6. What do you think of the scope or relevance of certain initiatives of UMOA-Titres such as the electronic trading platform which should contribute to improving market liquidity by improving price transparency and promoting competition on the secondary market, or the establishment of the Association of Government Securities Market Stakeholders which will serve to establish a framework for exchanges with stakeholders on the challenges and development prospects of the Market?
The initiatives of UMOA-Titres have led to a remarkable increase in bond activity in the zone. Since its creation, we have seen a better organization of primary issues and a sharp increase in secondary market volumes. As investors, we have an interlocutor who listens to the market, who understands our needs and who tries to develop the bond activity in the interest of the States, the regulator and the investors.
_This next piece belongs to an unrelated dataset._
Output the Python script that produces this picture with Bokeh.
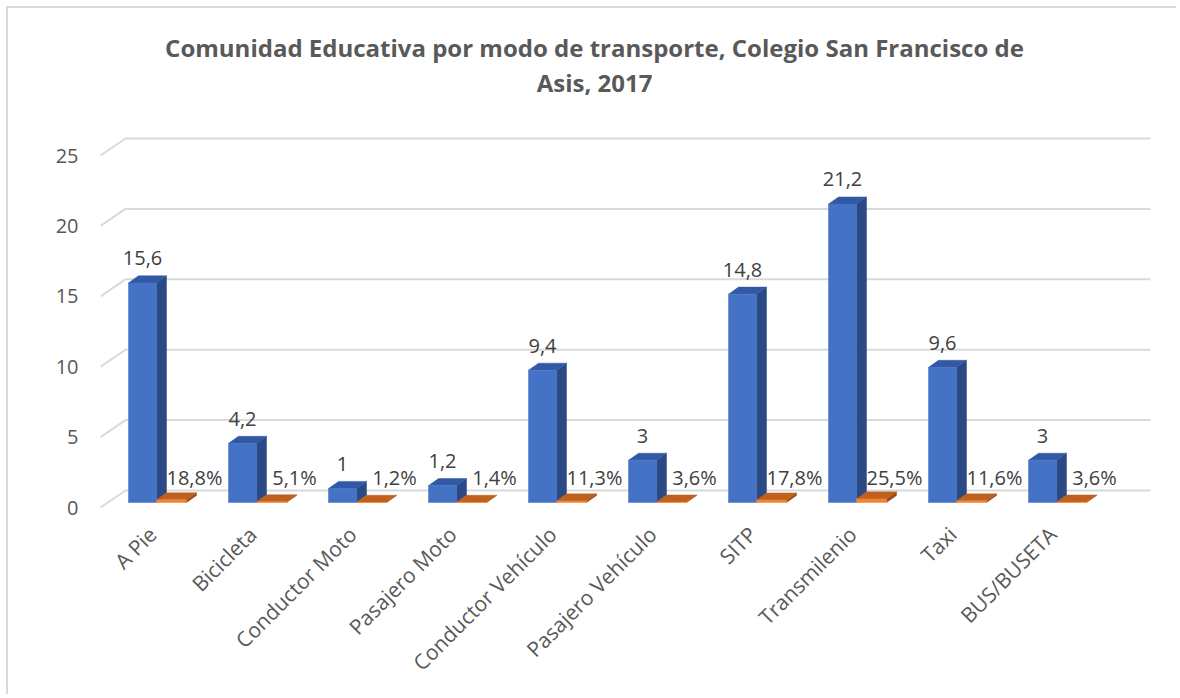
import math
from bokeh.plotting import figure
from bokeh.models import FixedTicker, Range1d, CustomJSTickFormatter
from bokeh.embed import file_html
from bokeh.resources import INLINE
from bokeh.core.properties import value

# ---------------- data ----------------
categories = ["A Pie", "Bicicleta", "Conductor Moto", "Pasajero Moto", "Conductor Vehículo",
              "Pasajero Vehículo", "SITP", "Transmilenio", "Taxi", "BUS/BUSETA"]
counts = [15.6, 4.2, 1, 1.2, 9.4, 3, 14.8, 21.2, 9.6, 3]
shares_pct = [18.8, 5.1, 1.2, 1.4, 11.3, 3.6, 17.8, 25.5, 11.6, 3.6]
y_ticks = [0, 5, 10, 15, 20, 25]
title_lines = ["Comunidad Educativa por modo de transporte, Colegio San Francisco de",
               "Asis, 2017"]

count_labels = [("%g" % v).replace(".", ",") for v in counts]
share_labels = [("%.1f%%" % v).replace(".", ",") for v in shares_pct]
shares = [v / 100.0 for v in shares_pct]

# ---------------- style / geometry constants ----------------
FONT = "Open Sans"
TXT = "#595959"
LBL = "#404040"
GRID = "#D9D9D9"
X0, X1 = -0.57, 9.95
Y0, Y1 = -0.355, 35.16
FLOOR_DX, FLOOR_DY = 0.25, 1.207
BAR_Y0 = 0.355
BAR_DX, BAR_DY = 0.10, 0.50
LABEL_SHIFT = -0.05
BLUE = ("#4472C4", "#2B4A85", "#3259A6")
ORANGE = ("#F08434", "#9C4815", "#C0601E")

p = figure(width=1170, height=688, output_backend="svg", toolbar_location=None,
           x_range=Range1d(X0, X1), y_range=Range1d(Y0, Y1),
           min_border_left=92, min_border_right=26, min_border_top=4, min_border_bottom=184)
p.outline_line_color = None
p.xgrid.visible = False
p.ygrid.visible = False
p.background_fill_color = "white"
p.border_fill_color = "white"
p.styles = {"border-left": "2px solid #D9D9D9", "border-top": "2px solid #D9D9D9",
            "margin-left": "6px", "margin-top": "6px"}

# title (two centred lines)
p.text(x=[4.37, 4.37], y=[32.67, 30.18], text=title_lines, text_font=value(FONT),
       text_font_size="24px", text_font_style="bold", text_color=TXT,
       text_align="center", text_baseline="middle")

# gridlines (3D floor/back wall style)
gx, gy = [], []
for v in y_ticks:
    gx.append([X0, X0 + FLOOR_DX, X1 - 0.02])
    gy.append([v, v + FLOOR_DY, v + FLOOR_DY])
p.multi_line(gx, gy, line_color=GRID, line_width=2)

# bars
def box(x_left, x_right, h, colors):
    front, side, top = colors
    ya, yb = BAR_Y0, BAR_Y0 + h
    fx = [[x_left, x_right, x_right, x_left]]
    fy = [[ya, ya, yb, yb]]
    sx = [[x_right, x_right + BAR_DX, x_right + BAR_DX, x_right]]
    sy = [[ya, ya + BAR_DY, yb + BAR_DY, yb]]
    tx = [[x_left, x_right, x_right + BAR_DX, x_left + BAR_DX]]
    ty = [[yb, yb, yb + BAR_DY, yb + BAR_DY]]
    p.patches(sx, sy, fill_color=side, line_color=side, line_width=0.5)
    p.patches(tx, ty, fill_color=top, line_color=top, line_width=0.5)
    p.patches(fx, fy, fill_color=front, line_color=front, line_width=0.5)

for i, (c, s) in enumerate(zip(counts, shares)):
    box(i - 0.29, i - 0.01, c, BLUE)
    box(i - 0.01, i + 0.29, s, ORANGE)

# data labels
p.text(x=[i - 0.15 for i in range(len(counts))], y=[BAR_Y0 + c + 1.75 for c in counts],
       text=count_labels, text_font=value(FONT), text_font_size="20px", text_color=LBL,
       text_align="center", text_baseline="middle")
p.text(x=[i + 0.37 for i in range(len(shares))], y=[2.13 for _ in shares],
       text=share_labels, text_font=value(FONT), text_font_size="20px", text_color=LBL,
       text_align="center", text_baseline="middle")

# axes
p.xaxis.ticker = FixedTicker(ticks=[i + LABEL_SHIFT for i in range(len(categories))])
p.xaxis.formatter = CustomJSTickFormatter(args=dict(cats=categories, sh=LABEL_SHIFT),
                                          code="return cats[Math.round(tick - sh)];")
p.xaxis.major_label_orientation = math.pi / 4
p.xaxis.axis_line_color = None
p.xaxis.major_tick_line_color = None
p.xaxis.minor_tick_line_color = None
p.xaxis.major_label_text_font = FONT
p.xaxis.major_label_text_font_size = "21px"
p.xaxis.major_label_text_color = TXT
p.xaxis.major_label_standoff = 12

p.yaxis.ticker = FixedTicker(ticks=y_ticks)
p.yaxis.axis_line_color = None
p.yaxis.major_tick_line_color = None
p.yaxis.minor_tick_line_color = None
p.yaxis.major_label_text_font = FONT
p.yaxis.major_label_text_font_size = "20px"
p.yaxis.major_label_text_color = TXT
p.yaxis.major_label_standoff = 16

open("out.html", "w").write(file_html(p, INLINE))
With the establishment of the Association of Market Actors and the provision of trading tools, we believe that UMOA-Titres will be able to achieve its objective of making the market even more transparent and dynamic.
We would also like to thank UMOA-Titres for its work in communicating and disseminating information and statistics on the bond market. However, as far as international investors are concerned, it would be desirable for UMOA-Titres and BCEAO to look into the issue of repatriation of investment products in foreign currency, the applicability of the Tax on Transfers out of WAMU (TTHU) to investors in the Government Securities Market or the setting up of a special repatriation window, as other African countries have done.